Would you retype, exactly and without the pictures, the lines between the line holding "Rebuild this chart" and the line holding "ax2.set_xlim(0, 250 / 2.38)", inclusive, and nothing else?

-- START DATA SHOWN --

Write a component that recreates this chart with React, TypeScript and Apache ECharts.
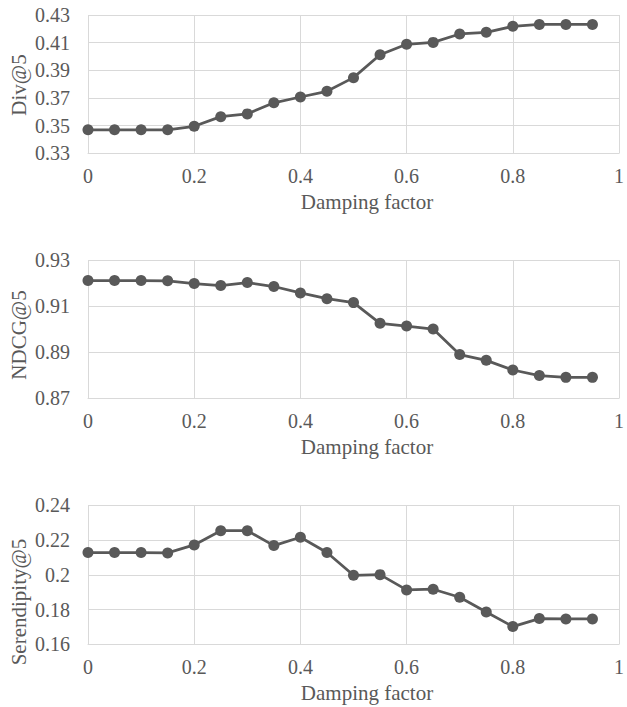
import React, { useEffect, useRef } from "react";
import * as echarts from "echarts";

const dampingFactors = [0, 0.05, 0.1, 0.15, 0.2, 0.25, 0.3, 0.35, 0.4, 0.45, 0.5, 0.55, 0.6, 0.65, 0.7, 0.75, 0.8, 0.85, 0.9, 0.95];
const divValues = [0.347, 0.347, 0.347, 0.347, 0.3495, 0.3565, 0.3585, 0.3665, 0.3707, 0.3748, 0.3847, 0.4013, 0.4088, 0.4102, 0.4163, 0.4175, 0.4218, 0.4232, 0.4232, 0.4232];
const ndcgValues = [0.9212, 0.9212, 0.9212, 0.9211, 0.9199, 0.919, 0.9203, 0.9186, 0.9158, 0.9133, 0.9116, 0.9026, 0.9014, 0.9001, 0.889, 0.8865, 0.8823, 0.8799, 0.8791, 0.8791];
const serendipityValues = [0.2128, 0.2128, 0.2128, 0.2126, 0.2172, 0.2254, 0.2254, 0.2168, 0.2216, 0.2128, 0.1997, 0.2001, 0.1913, 0.1917, 0.1871, 0.1786, 0.1702, 0.1748, 0.1746, 0.1746];

const xAxisTitle = "Damping factor";
const yAxisNames = ["Div@5", "NDCG@5", "Serendipity@5"];
const yMins = [0.33, 0.87, 0.16];
const yMaxs = [0.43, 0.93, 0.24];
const yInterval = 0.02;

const FONT = "'Liberation Serif', 'Times New Roman', serif";
const TEXT = "#595959";
const GRIDC = "#d9d9d9";
const LINE = "#595959";

export default function App() {
  const ref = useRef<HTMLDivElement>(null);
  useEffect(() => {
    if (!ref.current) return;
    const chart = echarts.init(ref.current, undefined, { renderer: "svg" });
    const grids = [
      { left: 88, top: 15, width: 534, height: 138.3 },
      { left: 88, top: 260.3, width: 534, height: 138 },
      { left: 88, top: 505.3, width: 534, height: 139 },
    ];
    const seriesData = [divValues, ndcgValues, serendipityValues];
    const titleY = [202, 447, 693];
    const nameY = [85, 335, 602];
    const option: any = {
      animation: false,
      grid: grids,
      xAxis: grids.map((_, i) => ({
        type: "value",
        gridIndex: i,
        min: 0,
        max: 1,
        interval: 0.2,
        axisLine: { show: true, lineStyle: { color: GRIDC, width: 1 } },
        axisTick: { show: false },
        splitLine: { show: true, lineStyle: { color: GRIDC, width: 1 } },
        axisLabel: { color: TEXT, fontFamily: FONT, fontSize: 20, margin: 13 },
      })),
      yAxis: grids.map((_, i) => ({
        type: "value",
        gridIndex: i,
        min: yMins[i],
        max: yMaxs[i],
        interval: yInterval,
        axisLine: { show: false },
        axisTick: { show: false },
        splitLine: { show: true, lineStyle: { color: GRIDC, width: 1 } },
        axisLabel: { color: TEXT, fontFamily: FONT, fontSize: 20, margin: 18 },
      })),
      series: seriesData.map((vals, i) => ({
        type: "line",
        xAxisIndex: i,
        yAxisIndex: i,
        data: dampingFactors.map((x, j) => [x, vals[j]]),
        symbol: "circle",
        symbolSize: 11,
        lineStyle: { color: LINE, width: 2.75 },
        itemStyle: { color: LINE },
      })),
      graphic: [
        ...titleY.map((y) => ({
          type: "text",
          x: 367,
          y,
          style: { text: xAxisTitle, fill: TEXT, font: `21px ${FONT}`, align: "center", verticalAlign: "middle" },
        })),
        ...nameY.map((y, i) => ({
          type: "text",
          x: 19,
          y,
          rotation: Math.PI / 2,
          style: { text: yAxisNames[i], fill: TEXT, font: `21px ${FONT}`, align: "center", verticalAlign: "middle" },
        })),
      ],
    };
    chart.setOption(option);
    return () => chart.dispose();
  }, []);
  return <div ref={ref} style={{ position: "fixed", left: 0, top: 0, width: 627, height: 707, background: "#fff" }} />;
}
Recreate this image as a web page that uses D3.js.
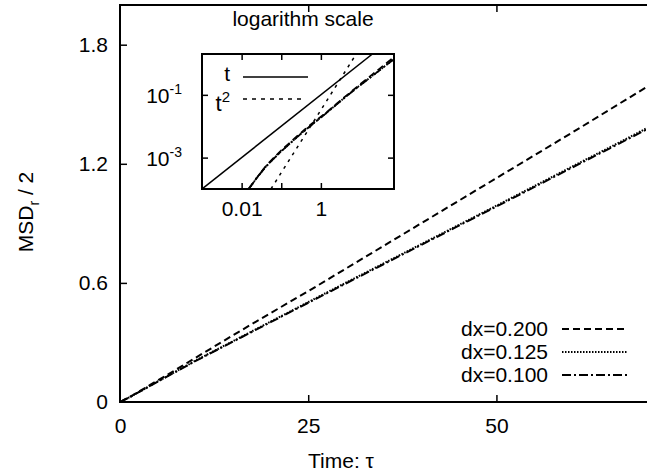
<!DOCTYPE html>
<html><head><meta charset="utf-8">
<script src="https://cdn.jsdelivr.net/npm/d3@7"></script>
<style>
html,body{margin:0;padding:0;background:#fff;}
svg text{font-family:"Liberation Sans",Arial,Helvetica,sans-serif;fill:#000;}
</style></head>
<body>
<svg id="c" width="647" height="473"></svg>
<script>
// ---- data ----
const time = [0, 0.015, 0.025, 0.04, 0.06, 0.1, 0.15, 0.25, 0.4, 0.6, 1, 1.5, 2.5, 4, 6, 10, 15, 20, 25, 30, 35, 40, 45, 50, 55, 60, 65, 70];
const msd200 = [0, 1.0e-4, 2.4e-4, 5.2e-4, 9.0e-4, 0.0017, 0.0027, 0.0048, 0.008, 0.0122, 0.020, 0.030, 0.052, 0.086, 0.13, 0.222, 0.336, 0.448, 0.558, 0.672, 0.786, 0.9, 1.014, 1.128, 1.242, 1.356, 1.472, 1.588];
const msd125 = [0, 1.0e-4, 2.4e-4, 5.0e-4, 8.5e-4, 0.0016, 0.0025, 0.0045, 0.0075, 0.0115, 0.019, 0.029, 0.05, 0.082, 0.124, 0.208, 0.306, 0.405, 0.503, 0.601, 0.698, 0.795, 0.892, 0.989, 1.087, 1.185, 1.282, 1.38];
const msd100 = [0, 1.0e-4, 2.4e-4, 5.0e-4, 8.4e-4, 0.0016, 0.0025, 0.0045, 0.0074, 0.0114, 0.0188, 0.0288, 0.0495, 0.081, 0.123, 0.206, 0.304, 0.402, 0.5, 0.597, 0.694, 0.791, 0.888, 0.985, 1.082, 1.18, 1.277, 1.374];
const seriesNames = ["dx=0.200", "dx=0.125", "dx=0.100"];
const xTicks = [0, 25, 50];
const yTicks = [0, 0.6, 1.2, 1.8];
// inset reference lines (t and t^2)
const linRefTime = [0.001, 20], linRefVal = [1e-4, 2];
const quadRefTime = [0.055, 7.8], quadRefVal = [1e-4, 2];
const insetXTicks = [0.01, 0.1, 1];
const insetXLabels = ["0.01", "", "1"];
const insetYTicks = [0.1, 0.001];
const insetYExp = ["-1", "-3"];

// ---- layout ----
const FS = "21px";
const svg = d3.select("#c");
const L = 120, R = 647, T = 5, B = 402;
const x = d3.scaleLinear().domain([0, 70]).range([L, R]);
const y = d3.scaleLinear().domain([0, 2]).range([B, T]);
const styles = [
  {dash: "7,4"},
  {dash: "1.5,1.5"},
  {dash: "9,3,2,3"}
];
const series = [msd200, msd125, msd100];

svg.append("clipPath").attr("id","mainclip").append("rect")
  .attr("x", L).attr("y", T).attr("width", R - L).attr("height", B - T);

// axes
const xAxis = d3.axisBottom(x).tickValues(xTicks).tickSize(-7).tickPadding(16).tickFormat(d3.format("d"));
const gx = svg.append("g").attr("transform", `translate(0,${B})`).call(xAxis);
const xTop = d3.axisTop(x).tickValues(xTicks.slice(1)).tickSize(-7).tickFormat("");
const gxt = svg.append("g").attr("transform", `translate(0,${T})`).call(xTop);
const yAxis = d3.axisLeft(y).tickValues(yTicks).tickSize(-7).tickPadding(12).tickFormat(d => d === 0 ? "0" : d3.format(".1f")(d));
const gy = svg.append("g").attr("transform", `translate(${L},0)`).call(yAxis);
[gx, gxt, gy].forEach(g => {
  g.select(".domain").remove();
  g.selectAll(".tick line").attr("stroke", "#000").attr("stroke-width", 1.5);
  g.selectAll("text").style("font-size", FS).attr("fill", "#000");
});
gy.selectAll(".tick").filter(d => d === 0).select("line").remove();
gx.selectAll(".tick").filter(d => d === 0).select("line").remove();

// frame (left, top, bottom)
svg.append("path").attr("d", `M${R},${T}H${L}V${B}H${R}`)
  .attr("fill", "none").attr("stroke", "#000").attr("stroke-width", 2);

// main curves
const lineMain = d3.line().x((d, i) => x(time[i])).y(d => y(d));
series.forEach((s, k) => {
  svg.append("path").datum(s).attr("d", lineMain)
    .attr("clip-path", "url(#mainclip)")
    .attr("fill", "none").attr("stroke", "#000").attr("stroke-width", 2)
    .attr("stroke-dasharray", styles[k].dash);
});

// axis titles
svg.append("text").attr("x", 341).attr("y", 468).attr("text-anchor", "middle")
  .style("font-size", FS).text("Time: \u03c4");
const yl = svg.append("text").attr("transform", "translate(33,212) rotate(-90)")
  .attr("text-anchor", "middle").style("font-size", FS);
yl.append("tspan").text("MSD");
yl.append("tspan").attr("dy", 6).style("font-size", "14px").text("r");
yl.append("tspan").attr("dy", -6).text(" / 2");

// main legend
const legY = [329, 352, 375];
seriesNames.forEach((n, k) => {
  svg.append("text").attr("x", 548).attr("y", legY[k] + 7).attr("text-anchor", "end")
    .style("font-size", FS).text(n);
  svg.append("line").attr("x1", 562).attr("x2", 627).attr("y1", legY[k]).attr("y2", legY[k])
    .attr("stroke", "#000").attr("stroke-width", 2).attr("stroke-dasharray", styles[k].dash);
});

// ---- inset ----
const IL = 202, IR = 394, IT = 54, IB = 189;
const ix = d3.scaleLog().domain([0.001, 70]).range([IL, IR]);
const iy = d3.scaleLog().domain([1e-4, 2]).range([IB, IT]);
svg.append("clipPath").attr("id","inclip").append("rect")
  .attr("x", IL).attr("y", IT).attr("width", IR - IL).attr("height", IB - IT);
svg.append("rect").attr("x", IL).attr("y", IT).attr("width", IR - IL).attr("height", IB - IT)
  .attr("fill", "#fff").attr("stroke", "#000").attr("stroke-width", 2);

svg.append("text").attr("x", 303).attr("y", 26).attr("text-anchor", "middle")
  .style("font-size", FS).text("logarithm scale");

const ixB = d3.axisBottom(ix).tickValues(insetXTicks).tickSize(-6).tickPadding(12).tickFormat((d, i) => insetXLabels[i]);
const gix = svg.append("g").attr("transform", `translate(0,${IB})`).call(ixB);
const ixT = d3.axisTop(ix).tickValues(insetXTicks).tickSize(-6).tickFormat("");
const gixt = svg.append("g").attr("transform", `translate(0,${IT})`).call(ixT);
const iyL = d3.axisLeft(iy).tickValues(insetYTicks).tickSize(-6).tickFormat("");
const giy = svg.append("g").attr("transform", `translate(${IL},0)`).call(iyL);
const iyR = d3.axisRight(iy).tickValues(insetYTicks).tickSize(-6).tickFormat("");
const giyr = svg.append("g").attr("transform", `translate(${IR},0)`).call(iyR);
[gix, gixt, giy, giyr].forEach(g => {
  g.select(".domain").remove();
  g.selectAll(".tick line").attr("stroke", "#000").attr("stroke-width", 1.5);
  g.selectAll("text").style("font-size", FS).attr("fill", "#000");
});
insetYTicks.forEach((v, i) => {
  const t = svg.append("text").attr("x", 182).attr("y", iy(v) + 8).attr("text-anchor", "end")
    .style("font-size", FS);
  t.append("tspan").text("10");
  t.append("tspan").attr("dy", -9).style("font-size", "14px").text(insetYExp[i]);
});

const gIn = svg.append("g").attr("clip-path", "url(#inclip)");
const lineIn = d3.line().defined((d, i) => time[i] > 0).x((d, i) => ix(time[i])).y(d => iy(Math.max(d, 1e-5)));
series.forEach((s, k) => {
  gIn.append("path").datum(s).attr("d", lineIn)
    .attr("fill", "none").attr("stroke", "#000").attr("stroke-width", 1.8)
    .attr("stroke-dasharray", styles[k].dash);
});
const lineRef = (tt) => d3.line().x((d, i) => ix(tt[i])).y(d => iy(d));
gIn.append("path").datum(linRefVal).attr("d", lineRef(linRefTime))
  .attr("fill", "none").attr("stroke", "#000").attr("stroke-width", 1.5);
gIn.append("path").datum(quadRefVal).attr("d", lineRef(quadRefTime))
  .attr("fill", "none").attr("stroke", "#000").attr("stroke-width", 1.5).attr("stroke-dasharray", "3,5");

// inset legend
const il = svg.append("g");
il.append("text").attr("x", 230).attr("y", 81).attr("text-anchor", "end").style("font-size", "21px").text("t");
const t2 = il.append("text").attr("x", 230).attr("y", 111).attr("text-anchor", "end").style("font-size", "22px");
t2.append("tspan").text("t");
t2.append("tspan").attr("dy", -9).style("font-size", "15px").text("2");
il.append("line").attr("x1", 243).attr("x2", 308).attr("y1", 77).attr("y2", 77)
  .attr("stroke", "#000").attr("stroke-width", 1.5);
il.append("line").attr("x1", 243).attr("x2", 305).attr("y1", 99).attr("y2", 99)
  .attr("stroke", "#000").attr("stroke-width", 1.5).attr("stroke-dasharray", "4,5");
</script>
</body></html>
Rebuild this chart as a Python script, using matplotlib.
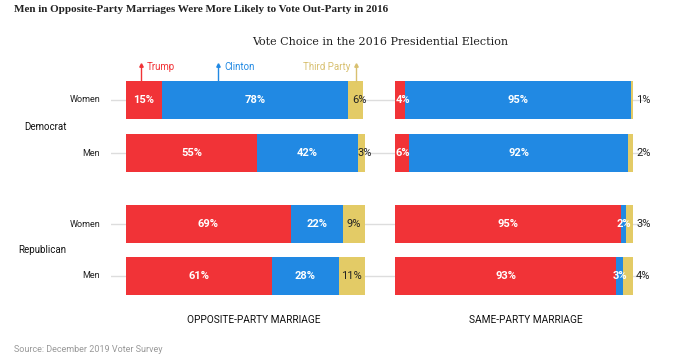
import numpy as np
import matplotlib
matplotlib.use("Agg")
import matplotlib.pyplot as plt

# rows top to bottom
groups = ["Democrat", "Republican"]
rows = ["Women", "Men", "Women", "Men"]
ypos = [0, 1, 2.34, 3.32]

opp_trump = [15, 55, 69, 61]
opp_clinton = [78, 42, 22, 28]
opp_third = [6, 3, 9, 11]

same_trump = [4, 6, 95, 93]
same_clinton = [95, 92, 2, 3]
same_third = [1, 2, 3, 4]

RED = "#f13337"
BLUE = "#2189e3"
YEL = "#e3cb66"
W, H = 677, 364

fig = plt.figure(figsize=(W / 100, H / 100), dpi=100)
plt.rcParams['font.family'] = ['Roboto', 'DejaVu Sans']

def px(x, y):
    return x / W, 1 - y / H

bot = 1 - 310 / H
hgt = 250 / H
ax1 = fig.add_axes([111 / W, bot, (395 - 111) / W, hgt])
ax2 = fig.add_axes([395 / W, bot, (645 - 395) / W, hgt])
ax1.set_xlim(-15 / 2.39, (395 - 126) / 2.39)
ax2.set_xlim(0, 250 / 2.38)

def panel(ax, tr, cl, th, right):
    ax.set_ylim(3.962, -0.755)
    for y in ypos:
        ax.axhline(y, color="#dddddd", lw=1, zorder=0)
    ax.barh(ypos, tr, height=0.72, color=RED, zorder=2)
    ax.barh(ypos, cl, left=tr, height=0.72, color=BLUE, zorder=2)
    left3 = np.array(tr) + np.array(cl)
    ax.barh(ypos, th, left=left3, height=0.72, color=YEL, zorder=2)
    for i, y in enumerate(ypos):
        if tr[i] < 8:
            ax.text(0.3, y, f"{tr[i]}%", color="white", fontsize=8, fontweight="bold",
                    ha="left", va="center", zorder=3)
        else:
            ax.text(tr[i] / 2, y, f"{tr[i]}%", color="white", fontsize=8, fontweight="bold",
                    ha="center", va="center", zorder=3)
        ax.text(tr[i] + cl[i] / 2, y, f"{cl[i]}%", color="white", fontsize=8,
                fontweight="bold", ha="center", va="center", zorder=3)
        if right:
            ax.text(101.3, y, f"{th[i]}%", color="#222222", fontsize=8,
                    ha="left", va="center", zorder=3)
        else:
            cx = left3[i] + th[i] / 2
            if th[i] < 8:
                cx += 1.5
            ax.text(cx, y, f"{th[i]}%", color="#222222", fontsize=8,
                    ha="center", va="center", zorder=3)
    ax.axis("off")

panel(ax1, opp_trump, opp_clinton, opp_third, False)
panel(ax2, same_trump, same_clinton, same_third, True)

# row labels
for r, y in zip(rows, ypos):
    fig.text(*px(100, 100 + y * 53), r, fontsize=6.5, ha="right", va="center", color="#222222")
fig.text(*px(24, 127), groups[0], fontsize=7, ha="left", va="center", color="#111111")
fig.text(*px(18, 250), groups[1], fontsize=7, ha="left", va="center", color="#111111")

# legend callouts
for name, x, col, tx, ha in [("Trump", 141, RED, 147, "left"),
                             ("Clinton", 218, BLUE, 224, "left"),
                             ("Third Party", 356, "#d8c070", 350, "right")]:
    fig.add_artist(plt.Line2D([x / W, x / W], [1 - 81 / H, 1 - 65 / H], color=col, lw=1))
    fig.add_artist(plt.Line2D([x / W], [1 - 65 / H], marker="^", ms=2.5, color=col))
    fig.text(*px(tx, 67), name, color=col, fontsize=7, ha=ha, va="center")

fig.text(*px(14, 10), "Men in Opposite-Party Marriages Were More Likely to Vote Out-Party in 2016",
         family="Liberation Serif", fontweight="bold", fontsize=8.0, color="#222222",
         ha="left", va="center")
fig.text(*px(380, 42), "Vote Choice in the 2016 Presidential Election",
         family="DejaVu Serif", fontsize=8.0, color="#222222", ha="center", va="center")

fig.text(*px(254, 320), "OPPOSITE-PARTY MARRIAGE", fontsize=7.3, ha="center", va="center", color="#111111")
fig.text(*px(526, 320), "SAME-PARTY MARRIAGE", fontsize=7.3, ha="center", va="center", color="#111111")
fig.text(*px(14, 349), "Source: December 2019 Voter Survey", fontsize=6.5, ha="left",
         va="center", color="#999999")

fig.savefig("out.png", dpi=100)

-- END DATA SHOWN --

* _SOLVED PROBLEM_:
Rebuild this chart as a Python script, using matplotlib.
import numpy as np
import matplotlib
matplotlib.use("Agg")
import matplotlib.pyplot as plt

# rows top to bottom
groups = ["Democrat", "Republican"]
rows = ["Women", "Men", "Women", "Men"]
ypos = [0, 1, 2.34, 3.32]

opp_trump = [15, 55, 69, 61]
opp_clinton = [78, 42, 22, 28]
opp_third = [6, 3, 9, 11]

same_trump = [4, 6, 95, 93]
same_clinton = [95, 92, 2, 3]
same_third = [1, 2, 3, 4]

RED = "#f13337"
BLUE = "#2189e3"
YEL = "#e3cb66"
W, H = 677, 364

fig = plt.figure(figsize=(W / 100, H / 100), dpi=100)
plt.rcParams['font.family'] = ['Roboto', 'DejaVu Sans']

def px(x, y):
    return x / W, 1 - y / H

bot = 1 - 310 / H
hgt = 250 / H
ax1 = fig.add_axes([111 / W, bot, (395 - 111) / W, hgt])
ax2 = fig.add_axes([395 / W, bot, (645 - 395) / W, hgt])
ax1.set_xlim(-15 / 2.39, (395 - 126) / 2.39)
ax2.set_xlim(0, 250 / 2.38)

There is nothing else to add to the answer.